Home1797 Edition

FORE-STAFF

Volume 7 · 619 words · 1797 Edition

an instrument used at sea for taking the altitudes of heavenly bodies. The fore-staff, called also crois-staff, takes its denomination hence, that the observer, in using it, turns his face towards the object; in contradistinction to the back-staff, where he turns his back to the object.
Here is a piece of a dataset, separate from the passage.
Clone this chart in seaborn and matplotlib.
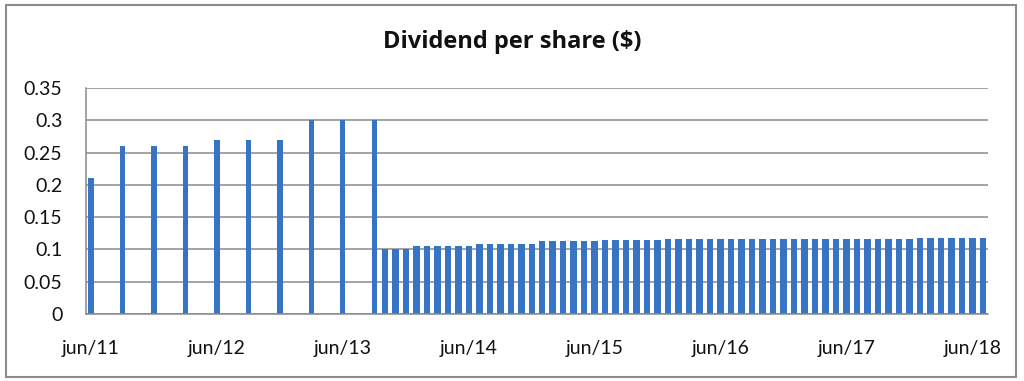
import matplotlib
matplotlib.use("Agg")
import matplotlib.pyplot as plt
from matplotlib.patches import Rectangle
import seaborn as sns
import pandas as pd

# ---- data ----
quarterly_dates = ["2011-06", "2011-09", "2011-12", "2012-03", "2012-06",
                   "2012-09", "2012-12", "2013-03", "2013-06", "2013-09"]
quarterly_values = [0.21, 0.26, 0.26, 0.26, 0.27, 0.27, 0.27, 0.30, 0.30, 0.30]

monthly_start = "2013-10"
monthly_2013 = [0.100, 0.100, 0.100]
monthly_2014 = [0.105, 0.105, 0.105, 0.105, 0.105, 0.105,
                0.1083, 0.1083, 0.1083, 0.1083, 0.1083, 0.1083]
monthly_2015 = [0.1125, 0.1125, 0.1125, 0.1125, 0.1125, 0.1125,
                0.115, 0.115, 0.115, 0.115, 0.115, 0.115]
monthly_2016 = [0.1158, 0.1158, 0.1158, 0.1158, 0.1158, 0.1158,
                0.1158, 0.1158, 0.1158, 0.1158, 0.1158, 0.1158]
monthly_2017 = [0.1167, 0.1167, 0.1167, 0.1167, 0.1167, 0.1167,
                0.1167, 0.1167, 0.1167, 0.1167, 0.1167, 0.1167]
monthly_2018 = [0.1183, 0.1183, 0.1183, 0.1183, 0.1183, 0.1183, 0.1183]

tick_labels = ["jun/11", "jun/12", "jun/13", "jun/14", "jun/15", "jun/16", "jun/17", "jun/18"]
y_ticks = [0, 0.05, 0.1, 0.15, 0.2, 0.25, 0.3, 0.35]
y_tick_labels = ["0", "0.05", "0.1", "0.15", "0.2", "0.25", "0.3", "0.35"]
title = "Dividend per share ($)"

# ---- build tables ----
origin = pd.Period(quarterly_dates[0], freq="M")
q_periods = pd.PeriodIndex(quarterly_dates, freq="M")
df_q = pd.DataFrame({
    "month": [(d - origin).n for d in q_periods],
    "dividend": quarterly_values,
})
monthly_values = monthly_2013 + monthly_2014 + monthly_2015 + monthly_2016 + monthly_2017 + monthly_2018
m_periods = pd.period_range(monthly_start, periods=len(monthly_values), freq="M")
df_m = pd.DataFrame({
    "month": [(d - origin).n for d in m_periods],
    "dividend": monthly_values,
})

# ---- plot ----
sns.set_theme(style="white")
plt.rcParams["font.family"] = ["Lato", "DejaVu Sans"]

W, H = 1024, 381
fig = plt.figure(figsize=(W / 100, H / 100), dpi=100)
ax = fig.add_axes([86 / W, 1 - 314 / H, (988 - 86) / W, (314 - 88) / H])

bar_color = "#3774C6"
# quarterly bars: spacing 3 months, bar ~0.5 month wide
sns.barplot(data=df_q, x="month", y="dividend", native_scale=True, width=0.5 / 3,
            color=bar_color, saturation=1, errorbar=None, linewidth=0, ax=ax)
# monthly bars: spacing 1 month, bar ~0.62 month wide
sns.barplot(data=df_m, x="month", y="dividend", native_scale=True, width=0.62,
            color=bar_color, saturation=1, errorbar=None, linewidth=0, ax=ax)

ax.set_xlim(-0.48, 85.48)
ax.set_ylim(0, 0.35)
ax.set_yticks(y_ticks)
ax.set_yticklabels(y_tick_labels)
ax.set_xticks([12 * i for i in range(len(tick_labels))])
ax.set_xticklabels(tick_labels)
ax.set_xlabel("")
ax.set_ylabel("")
ax.tick_params(axis="both", length=0, labelsize=14, colors="#111111")
ax.tick_params(axis="y", pad=17)
ax.tick_params(axis="x", pad=19)

ax.yaxis.grid(True, color="#8a8a8a", linewidth=1.1)
ax.set_axisbelow(True)
for s in ["top", "right"]:
    ax.spines[s].set_visible(False)
for s in ["left", "bottom"]:
    ax.spines[s].set_visible(True)
    ax.spines[s].set_color("#8a8a8a")
    ax.spines[s].set_linewidth(1.1)

fig.text(512 / W, 1 - 42 / H, title, ha="center", va="center",
         fontsize=17, fontweight="bold", color="#111111",
         family=["Open Sans", "DejaVu Sans"])

fig.patches.append(Rectangle((6 / W, 1 - 377 / H), (1016 - 6) / W, (377 - 5) / H,
                             transform=fig.transFigure, fill=False,
                             edgecolor="#8c8c8c", linewidth=1.5))

fig.savefig("out.png", dpi=100)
The fore or crois staff, represented in Plate CXCV, consists of a straight square staff, A B, graduated like a line of tangents and four croises or vanes, F F, E E, D D, C C, which slide thereon. The first and shortest of these vanes, F F, is called the ten crois, or vane, and belongs to that side of the instrument wherein the divisions begin at three degrees and end at ten. The next longer vane, E E, is called the thirty crois, belonging to that side of the staff wherein the divisions begin at ten degrees and end at thirty, called the thirty scale. The next vane, D D, is called the sixty crois, and belongs to the side where the divisions begin at twenty degrees and end at sixty. The last and longest, C C, called the ninety-crois, belongs to the side wherein the divisions begin at thirty degrees and end at ninety. The great use of this instrument is to take the height of the sun and stars, or the distance of two stars; and the ten, thirty, sixty, or ninety crosses, are to be used according as the altitude is greater or less; that is, if the altitude be less than ten degrees, the ten cross is to be used; if above ten, but less than thirty, the thirty cross is to be used, &c. Note, For altitudes greater than thirty degrees, this instrument is not so convenient as a quadrant or semicircle.

To observe an altitude by this instrument.—Apply the flat end of the staff to your eye, and look at the upper end of the cross for the centre of the sun or star, and at the lower end for the horizon. If you see the sky instead of the horizon, slide the cross a little nearer the eye; and if you see the sea instead of the horizon, slide the cross farther from the eye; and thus continue moving till you see exactly the sun or star's centre by the top of the cross, and the horizon by the bottom thereof. Then the degrees and minutes, cut by the inner edge of the cross upon the side of the staff peculiar to the cross you use, give the altitude of the sun or star.

If it be the meridian altitude you want, continue your observation as long as you find the altitude increase, still moving the cross nearer to the eye. By subtracting the meridian altitude thus found from 90 degrees, you will have the zenith distance. To work accurately, an allowance must be made for the height of the eye above the surface of the sea, viz. for one English foot, 1 minute; for 5 feet, 2½; for 10 feet, 3½; for 20 feet, 5; for 40 feet, 7, &c. These minutes subtracted from the altitude observed, and added to the zenith distance observed, give the true altitude and zenith distance.

To observe the distance of two stars, or the moon's distance from a star, by the fore-staff.—Apply the instrument to the eye, and looking to both ends of the cross, move it nearer or farther from the eye till you see the two stars, the one on the one end and the other on the other end of the cross; then the degrees and minutes cut by the cross on the side proper to the vane in use give the stars' distance.